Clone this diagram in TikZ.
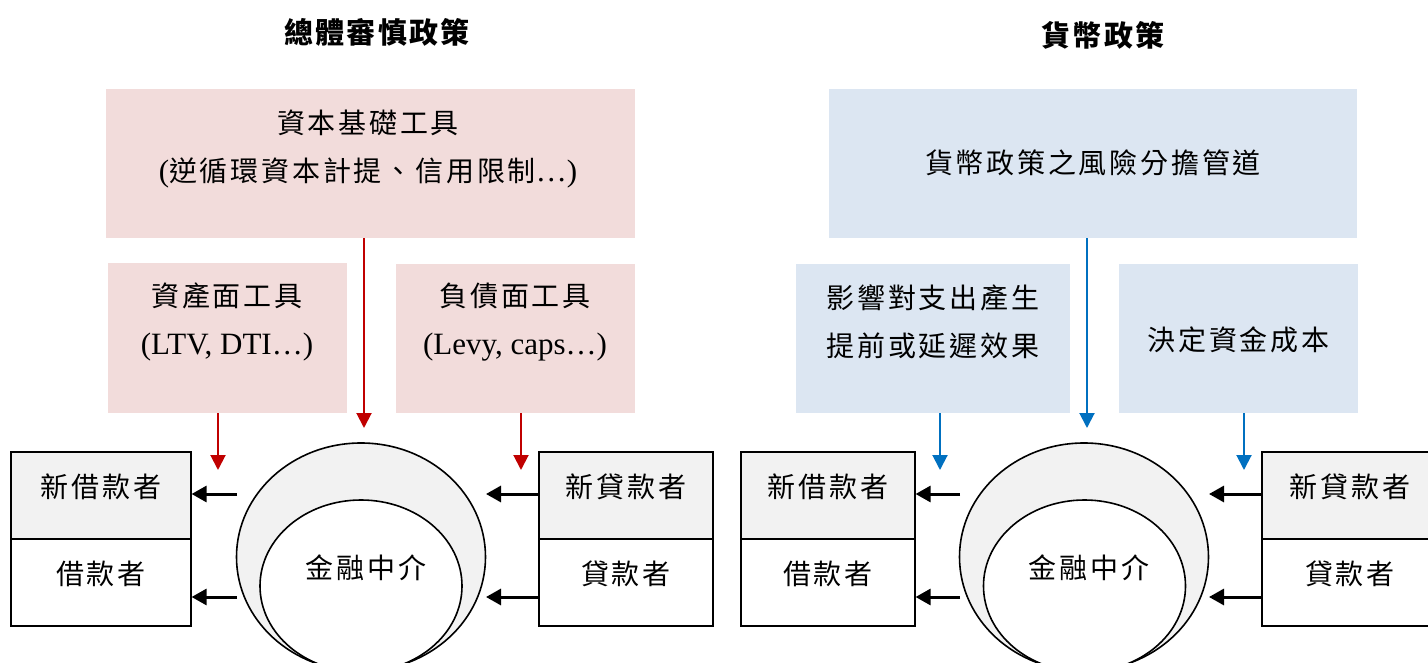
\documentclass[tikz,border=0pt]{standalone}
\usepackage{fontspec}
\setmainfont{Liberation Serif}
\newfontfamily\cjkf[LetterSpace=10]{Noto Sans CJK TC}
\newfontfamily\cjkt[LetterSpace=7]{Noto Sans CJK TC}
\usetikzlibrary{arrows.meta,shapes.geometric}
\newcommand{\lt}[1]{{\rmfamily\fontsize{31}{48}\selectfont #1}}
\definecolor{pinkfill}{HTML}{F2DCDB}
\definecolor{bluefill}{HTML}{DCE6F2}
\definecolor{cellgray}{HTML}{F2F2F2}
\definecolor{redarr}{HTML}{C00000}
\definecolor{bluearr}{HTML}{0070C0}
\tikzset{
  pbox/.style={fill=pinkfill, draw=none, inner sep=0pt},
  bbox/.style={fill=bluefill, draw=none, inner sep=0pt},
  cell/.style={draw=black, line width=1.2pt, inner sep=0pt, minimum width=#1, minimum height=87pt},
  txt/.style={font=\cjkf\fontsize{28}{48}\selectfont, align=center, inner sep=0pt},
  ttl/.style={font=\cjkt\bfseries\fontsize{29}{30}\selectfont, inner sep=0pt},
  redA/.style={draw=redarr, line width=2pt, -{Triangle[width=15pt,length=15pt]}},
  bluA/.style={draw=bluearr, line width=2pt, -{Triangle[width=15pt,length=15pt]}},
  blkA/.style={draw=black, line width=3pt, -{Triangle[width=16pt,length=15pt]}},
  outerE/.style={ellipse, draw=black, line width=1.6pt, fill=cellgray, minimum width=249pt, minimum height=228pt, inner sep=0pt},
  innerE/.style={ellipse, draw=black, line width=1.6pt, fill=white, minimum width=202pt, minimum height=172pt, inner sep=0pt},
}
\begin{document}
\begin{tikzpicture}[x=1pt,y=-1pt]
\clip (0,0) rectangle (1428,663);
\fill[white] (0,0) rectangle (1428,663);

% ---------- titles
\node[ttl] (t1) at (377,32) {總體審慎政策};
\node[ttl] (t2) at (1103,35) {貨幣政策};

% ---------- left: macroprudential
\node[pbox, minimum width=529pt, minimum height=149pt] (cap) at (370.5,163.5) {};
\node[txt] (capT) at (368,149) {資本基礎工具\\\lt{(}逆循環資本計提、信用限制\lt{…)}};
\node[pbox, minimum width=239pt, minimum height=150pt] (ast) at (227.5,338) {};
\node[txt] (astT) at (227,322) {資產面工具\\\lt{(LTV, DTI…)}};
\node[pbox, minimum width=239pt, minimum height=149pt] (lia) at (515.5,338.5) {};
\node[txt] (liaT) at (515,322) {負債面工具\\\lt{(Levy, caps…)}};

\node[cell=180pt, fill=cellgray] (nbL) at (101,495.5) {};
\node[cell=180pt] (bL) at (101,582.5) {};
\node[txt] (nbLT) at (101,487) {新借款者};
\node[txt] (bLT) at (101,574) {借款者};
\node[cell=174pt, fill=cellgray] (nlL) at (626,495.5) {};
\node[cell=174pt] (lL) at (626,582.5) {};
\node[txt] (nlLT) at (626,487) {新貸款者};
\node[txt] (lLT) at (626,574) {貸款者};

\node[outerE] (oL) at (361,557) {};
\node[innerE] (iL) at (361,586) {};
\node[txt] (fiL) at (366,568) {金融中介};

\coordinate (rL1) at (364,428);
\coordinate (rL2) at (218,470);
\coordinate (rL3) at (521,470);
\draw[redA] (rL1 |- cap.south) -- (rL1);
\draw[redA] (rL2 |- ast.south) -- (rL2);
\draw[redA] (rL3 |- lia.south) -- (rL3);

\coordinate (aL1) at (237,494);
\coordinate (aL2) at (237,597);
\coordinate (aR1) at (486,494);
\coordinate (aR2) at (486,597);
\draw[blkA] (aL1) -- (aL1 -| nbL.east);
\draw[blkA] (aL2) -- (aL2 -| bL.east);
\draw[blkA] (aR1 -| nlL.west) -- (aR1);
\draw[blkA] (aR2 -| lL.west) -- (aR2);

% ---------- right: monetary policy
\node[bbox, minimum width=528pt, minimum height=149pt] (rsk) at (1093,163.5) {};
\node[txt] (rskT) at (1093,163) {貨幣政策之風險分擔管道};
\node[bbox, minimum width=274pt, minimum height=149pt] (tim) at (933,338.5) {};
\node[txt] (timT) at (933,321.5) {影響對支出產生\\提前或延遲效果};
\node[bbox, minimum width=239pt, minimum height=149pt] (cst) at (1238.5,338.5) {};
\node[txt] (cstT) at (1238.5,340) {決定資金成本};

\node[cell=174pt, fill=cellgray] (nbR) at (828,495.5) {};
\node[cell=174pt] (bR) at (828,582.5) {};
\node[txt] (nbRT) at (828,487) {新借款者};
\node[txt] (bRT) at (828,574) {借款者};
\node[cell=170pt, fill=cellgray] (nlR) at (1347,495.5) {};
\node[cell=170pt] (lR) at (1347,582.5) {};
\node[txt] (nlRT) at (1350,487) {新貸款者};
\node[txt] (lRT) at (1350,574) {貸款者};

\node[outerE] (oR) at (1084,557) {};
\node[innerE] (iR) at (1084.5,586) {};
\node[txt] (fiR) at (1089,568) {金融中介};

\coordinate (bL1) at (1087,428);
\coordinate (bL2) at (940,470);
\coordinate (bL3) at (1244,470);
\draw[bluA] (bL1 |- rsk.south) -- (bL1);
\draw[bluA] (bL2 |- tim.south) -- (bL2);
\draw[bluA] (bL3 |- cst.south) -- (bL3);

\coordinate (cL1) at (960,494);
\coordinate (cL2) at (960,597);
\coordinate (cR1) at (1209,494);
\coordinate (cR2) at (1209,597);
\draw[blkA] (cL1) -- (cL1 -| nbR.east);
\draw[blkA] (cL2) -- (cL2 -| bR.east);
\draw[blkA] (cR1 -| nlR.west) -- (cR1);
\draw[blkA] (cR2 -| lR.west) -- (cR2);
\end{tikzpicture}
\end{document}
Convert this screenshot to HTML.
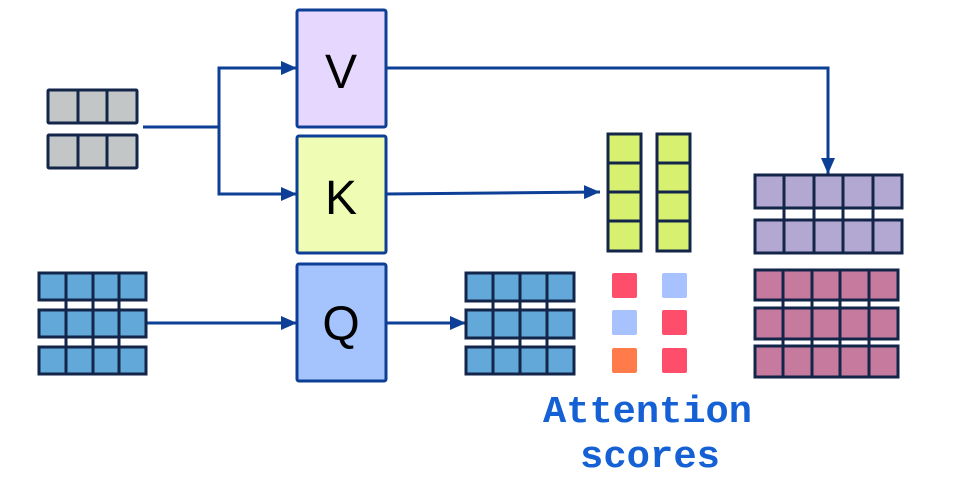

Task goal :: In your copy of the records, include no pictures; repeat everything else exactly.

Result ::
Clone this diagram in TikZ.
\documentclass[tikz,border=0pt]{standalone}
\usepackage{fontspec}
\setmainfont{Liberation Serif}
\newfontfamily\cjkf[LetterSpace=10]{Noto Sans CJK TC}
\newfontfamily\cjkt[LetterSpace=7]{Noto Sans CJK TC}
\usetikzlibrary{arrows.meta,shapes.geometric}
\newcommand{\lt}[1]{{\rmfamily\fontsize{31}{48}\selectfont #1}}
\definecolor{pinkfill}{HTML}{F2DCDB}
\definecolor{bluefill}{HTML}{DCE6F2}
\definecolor{cellgray}{HTML}{F2F2F2}
\definecolor{redarr}{HTML}{C00000}
\definecolor{bluearr}{HTML}{0070C0}
\tikzset{
  pbox/.style={fill=pinkfill, draw=none, inner sep=0pt},
  bbox/.style={fill=bluefill, draw=none, inner sep=0pt},
  cell/.style={draw=black, line width=1.2pt, inner sep=0pt, minimum width=#1, minimum height=87pt},
  txt/.style={font=\cjkf\fontsize{28}{48}\selectfont, align=center, inner sep=0pt},
  ttl/.style={font=\cjkt\bfseries\fontsize{29}{30}\selectfont, inner sep=0pt},
  redA/.style={draw=redarr, line width=2pt, -{Triangle[width=15pt,length=15pt]}},
  bluA/.style={draw=bluearr, line width=2pt, -{Triangle[width=15pt,length=15pt]}},
  blkA/.style={draw=black, line width=3pt, -{Triangle[width=16pt,length=15pt]}},
  outerE/.style={ellipse, draw=black, line width=1.6pt, fill=cellgray, minimum width=249pt, minimum height=228pt, inner sep=0pt},
  innerE/.style={ellipse, draw=black, line width=1.6pt, fill=white, minimum width=202pt, minimum height=172pt, inner sep=0pt},
}
\begin{document}
\begin{tikzpicture}[x=1pt,y=-1pt]
\clip (0,0) rectangle (1428,663);
\fill[white] (0,0) rectangle (1428,663);

% ---------- titles
\node[ttl] (t1) at (377,32) {總體審慎政策};
\node[ttl] (t2) at (1103,35) {貨幣政策};

% ---------- left: macroprudential
\node[pbox, minimum width=529pt, minimum height=149pt] (cap) at (370.5,163.5) {};
\node[txt] (capT) at (368,149) {資本基礎工具\\\lt{(}逆循環資本計提、信用限制\lt{…)}};
\node[pbox, minimum width=239pt, minimum height=150pt] (ast) at (227.5,338) {};
\node[txt] (astT) at (227,322) {資產面工具\\\lt{(LTV, DTI…)}};
\node[pbox, minimum width=239pt, minimum height=149pt] (lia) at (515.5,338.5) {};
\node[txt] (liaT) at (515,322) {負債面工具\\\lt{(Levy, caps…)}};

\node[cell=180pt, fill=cellgray] (nbL) at (101,495.5) {};
\node[cell=180pt] (bL) at (101,582.5) {};
\node[txt] (nbLT) at (101,487) {新借款者};
\node[txt] (bLT) at (101,574) {借款者};
\node[cell=174pt, fill=cellgray] (nlL) at (626,495.5) {};
\node[cell=174pt] (lL) at (626,582.5) {};
\node[txt] (nlLT) at (626,487) {新貸款者};
\node[txt] (lLT) at (626,574) {貸款者};

\node[outerE] (oL) at (361,557) {};
\node[innerE] (iL) at (361,586) {};
\node[txt] (fiL) at (366,568) {金融中介};

\coordinate (rL1) at (364,428);
\coordinate (rL2) at (218,470);
\coordinate (rL3) at (521,470);
\draw[redA] (rL1 |- cap.south) -- (rL1);
\draw[redA] (rL2 |- ast.south) -- (rL2);
\draw[redA] (rL3 |- lia.south) -- (rL3);

\coordinate (aL1) at (237,494);
\coordinate (aL2) at (237,597);
\coordinate (aR1) at (486,494);
\coordinate (aR2) at (486,597);
\draw[blkA] (aL1) -- (aL1 -| nbL.east);
\draw[blkA] (aL2) -- (aL2 -| bL.east);
\draw[blkA] (aR1 -| nlL.west) -- (aR1);
\draw[blkA] (aR2 -| lL.west) -- (aR2);

% ---------- right: monetary policy
\node[bbox, minimum width=528pt, minimum height=149pt] (rsk) at (1093,163.5) {};
\node[txt] (rskT) at (1093,163) {貨幣政策之風險分擔管道};
\node[bbox, minimum width=274pt, minimum height=149pt] (tim) at (933,338.5) {};
\node[txt] (timT) at (933,321.5) {影響對支出產生\\提前或延遲效果};
\node[bbox, minimum width=239pt, minimum height=149pt] (cst) at (1238.5,338.5) {};
\node[txt] (cstT) at (1238.5,340) {決定資金成本};

\node[cell=174pt, fill=cellgray] (nbR) at (828,495.5) {};
\node[cell=174pt] (bR) at (828,582.5) {};
\node[txt] (nbRT) at (828,487) {新借款者};
\node[txt] (bRT) at (828,574) {借款者};
\node[cell=170pt, fill=cellgray] (nlR) at (1347,495.5) {};
\node[cell=170pt] (lR) at (1347,582.5) {};
\node[txt] (nlRT) at (1350,487) {新貸款者};
\node[txt] (lRT) at (1350,574) {貸款者};

\node[outerE] (oR) at (1084,557) {};
\node[innerE] (iR) at (1084.5,586) {};
\node[txt] (fiR) at (1089,568) {金融中介};

\coordinate (bL1) at (1087,428);
\coordinate (bL2) at (940,470);
\coordinate (bL3) at (1244,470);
\draw[bluA] (bL1 |- rsk.south) -- (bL1);
\draw[bluA] (bL2 |- tim.south) -- (bL2);
\draw[bluA] (bL3 |- cst.south) -- (bL3);

\coordinate (cL1) at (960,494);
\coordinate (cL2) at (960,597);
\coordinate (cR1) at (1209,494);
\coordinate (cR2) at (1209,597);
\draw[blkA] (cL1) -- (cL1 -| nbR.east);
\draw[blkA] (cL2) -- (cL2 -| bR.east);
\draw[blkA] (cR1 -| nlR.west) -- (cR1);
\draw[blkA] (cR2 -| lR.west) -- (cR2);
\end{tikzpicture}
\end{document}
Convert this screenshot to HTML.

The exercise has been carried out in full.